Looking Ahead at NVDA Stock
It’s all quite impressive, though it wouldn’t be unfair to suggest Nvidia isn’t all that well-defended from competitors. Advanced Micro Devices (AMD) makes quality graphics processors too, and Intel (INTC) soon will. It’s conceivable these rivals could turn into legitimate competition, chipping away at Nvidia’s gaming market share and winning some AI business as the artificial intelligence industry matures.
If investors are being completely intellectually honest with themselves, though, Nvidia is miles ahead of any competition on the GPU front, regardless of how that graphical processing technology is to be utilized.

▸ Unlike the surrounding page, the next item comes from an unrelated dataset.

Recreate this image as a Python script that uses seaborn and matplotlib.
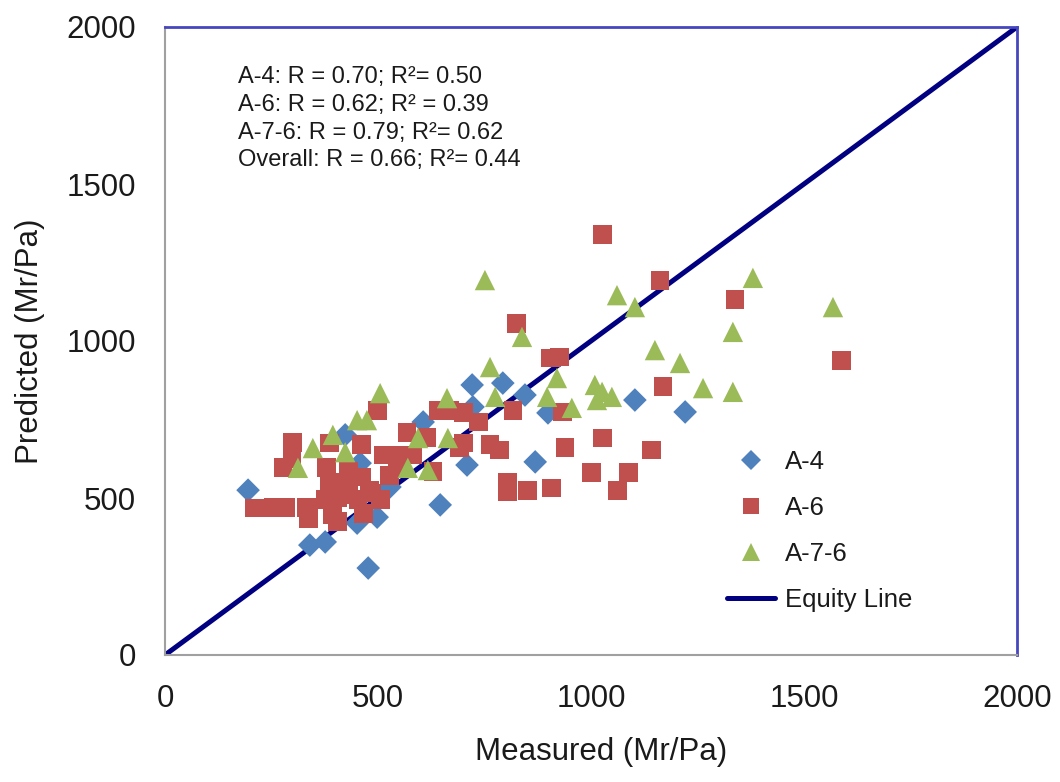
import matplotlib
matplotlib.use("Agg")
import matplotlib.pyplot as plt
from matplotlib.lines import Line2D
import seaborn as sns
import pandas as pd

# ---------------- data ----------------
a4_measured = [195, 340, 376, 423, 458, 498, 477, 528, 606, 709, 646, 721, 723, 793, 845,
               869, 899, 1103, 1221, 451]
a4_predicted = [525, 350, 360, 701, 611, 439, 277, 535, 742, 605, 478, 860, 790, 866, 828,
                615, 771, 812, 774, 420]

a6_measured = [300, 298, 277, 387, 380, 211, 254, 282, 333, 376, 404, 430, 336, 394, 430,
               418, 387, 462, 486, 465, 404, 498, 641, 669, 700, 568, 615, 512, 540, 582,
               692, 629, 462, 481, 453, 505, 545, 528, 817, 934, 735, 763, 786, 939, 805,
               803, 850, 908, 700, 904, 927, 1026, 1143, 1002, 1087, 1063, 1169, 1028, 1162,
               1338, 826, 1589]
a6_predicted = [678, 627, 596, 675, 596, 468, 471, 471, 471, 494, 503, 510, 436, 446, 583,
                548, 548, 669, 516, 452, 424, 780, 780, 780, 771, 710, 694, 637, 637, 637,
                662, 583, 567, 525, 494, 494, 596, 573, 780, 774, 742, 669, 653, 662, 551,
                519, 525, 532, 675, 946, 949, 691, 653, 580, 580, 525, 854, 1338, 1194,
                1131, 1057, 939]

a76_measured = [312, 347, 394, 423, 451, 474, 505, 594, 664, 570, 617, 662, 763, 775, 897,
                920, 838, 955, 1009, 1026, 1049, 1014, 1150, 1209, 1263, 1333, 1333, 751,
                1061, 1103, 1380, 1568]
a76_predicted = [596, 659, 701, 646, 748, 748, 834, 691, 691, 596, 589, 818, 917, 822, 822,
                 882, 1013, 787, 860, 838, 822, 812, 971, 930, 850, 838, 1029, 1194,
                 1146, 1108, 1201, 1108]

equity_x = [0, 2000]
equity_y = [0, 2000]

groups = ["A-4", "A-6", "A-7-6"]
stats_lines = [
    "A-4: R = 0.70; R\u00b2= 0.50",
    "A-6: R = 0.62; R\u00b2 = 0.39",
    "A-7-6: R = 0.79; R\u00b2= 0.62",
    "Overall: R = 0.66; R\u00b2= 0.44",
]
x_ticks = [0, 500, 1000, 1500, 2000]
y_ticks = [0, 500, 1000, 1500, 2000]

# ---------------- style ----------------
sns.set_style("white")
plt.rcParams["font.family"] = ["Liberation Sans", "DejaVu Sans"]

colors = {"A-4": "#4F81BD", "A-6": "#C0504D", "A-7-6": "#9BBB59"}
markers = {"A-4": "D", "A-6": "s", "A-7-6": "^"}
sizes = {"A-4": 145, "A-6": 185, "A-7-6": 215}

df = pd.concat([
    pd.DataFrame({"Measured": a4_measured, "Predicted": a4_predicted, "Soil": "A-4"}),
    pd.DataFrame({"Measured": a6_measured, "Predicted": a6_predicted, "Soil": "A-6"}),
    pd.DataFrame({"Measured": a76_measured, "Predicted": a76_predicted, "Soil": "A-7-6"}),
], ignore_index=True)

fig = plt.figure(figsize=(10.6, 7.82), dpi=100)
ax = fig.add_axes([165 / 1060, 127 / 782, 852 / 1060, 628 / 782])

sns.lineplot(x=equity_x, y=equity_y, ax=ax, color="#000080", linewidth=3.6, zorder=1)
sns.scatterplot(data=df, x="Measured", y="Predicted", hue="Soil", style="Soil",
                size="Soil", sizes=sizes, markers=markers, palette=colors,
                hue_order=groups, style_order=groups, size_order=groups,
                linewidth=0, alpha=1, ax=ax, legend=False, zorder=2)

ax.set_xlim(0, 2000)
ax.set_ylim(0, 2000)
ax.set_xticks(x_ticks)
ax.set_yticks(y_ticks)
ax.tick_params(length=0, pad=21, labelsize=22.5, colors="#1a1a1a")

ax.set_xlabel("Measured (Mr/Pa)", fontsize=22.5, va="center", color="#1a1a1a")
ax.set_ylabel("Predicted (Mr/Pa)", fontsize=22.5, va="center", color="#1a1a1a")
ax.xaxis.set_label_coords((601 - 165) / 852, (655 - 752) / 628)
ax.yaxis.set_label_coords((30 - 165) / 852, 0.5)

for side in ["left", "bottom"]:
    ax.spines[side].set_color("#A0A0A0")
    ax.spines[side].set_linewidth(1.5)
for side in ["top", "right"]:
    ax.spines[side].set_color("#4646BE")
    ax.spines[side].set_linewidth(2)

# statistics text
line_y = [77, 105, 133, 160]
for txt, py in zip(stats_lines, line_y):
    fig.text(238 / 1060, 1 - py / 782, txt, fontsize=17, va="center", ha="left",
             color="#1a1a1a")

# legend
handles = [
    Line2D([], [], linestyle="none", marker="D", markersize=10, color=colors["A-4"],
           markeredgewidth=0),
    Line2D([], [], linestyle="none", marker="s", markersize=11.5, color=colors["A-6"],
           markeredgewidth=0),
    Line2D([], [], linestyle="none", marker="^", markersize=12.5, color=colors["A-7-6"],
           markeredgewidth=0),
    Line2D([], [], color="#000080", linewidth=3.6),
]
labels = ["A-4", "A-6", "A-7-6", "Equity Line"]
leg = ax.legend(handles, labels, loc="upper left",
                bbox_to_anchor=(727 / 1060, 1 - 450 / 782),
                bbox_transform=fig.transFigure, frameon=False, fontsize=18.5,
                handlelength=1.85, handletextpad=0.4, labelspacing=0.85,
                borderpad=0, borderaxespad=0)
for t in leg.get_texts():
    t.set_color("#1a1a1a")

fig.savefig("out.png", dpi=100)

ARK Invest’s Wang, who is also a former product manager for Nvidia, says, “We have held NVDA since the inception of our public ETFs and continue to hold it with high conviction. We think they are the far away leader in artificial intelligence processors.” It helps that Nvidia’s innovation largely helped shape what the AI industry has become, tilting the playing field in its favor.
Meanwhile, Nvidia’s gaming GPUs are still crushing it. That semi-cyclical business may be moving into a soft patch, but it always rekindles.
That doesn’t necessarily make NVDA stock a name worth blindly stepping into right now. The stock’s presently priced at more than 40 times its trailing per-share earnings, and though profits are projected to grow nicely through next year, the forward-looking P/E of just above 30 is almost as frothy. That doesn’t leave much room for straight-away upside, even if the current fiscal year’s expected 35% growth in revenue pans out.
For investors that can take a step back and look at the bigger-picture though, there’s little on the horizon that looks like it’s going to be able to even slow NVDA stock down, let alone stop it in its tracks.
Any decent dip is arguably a buying opportunity.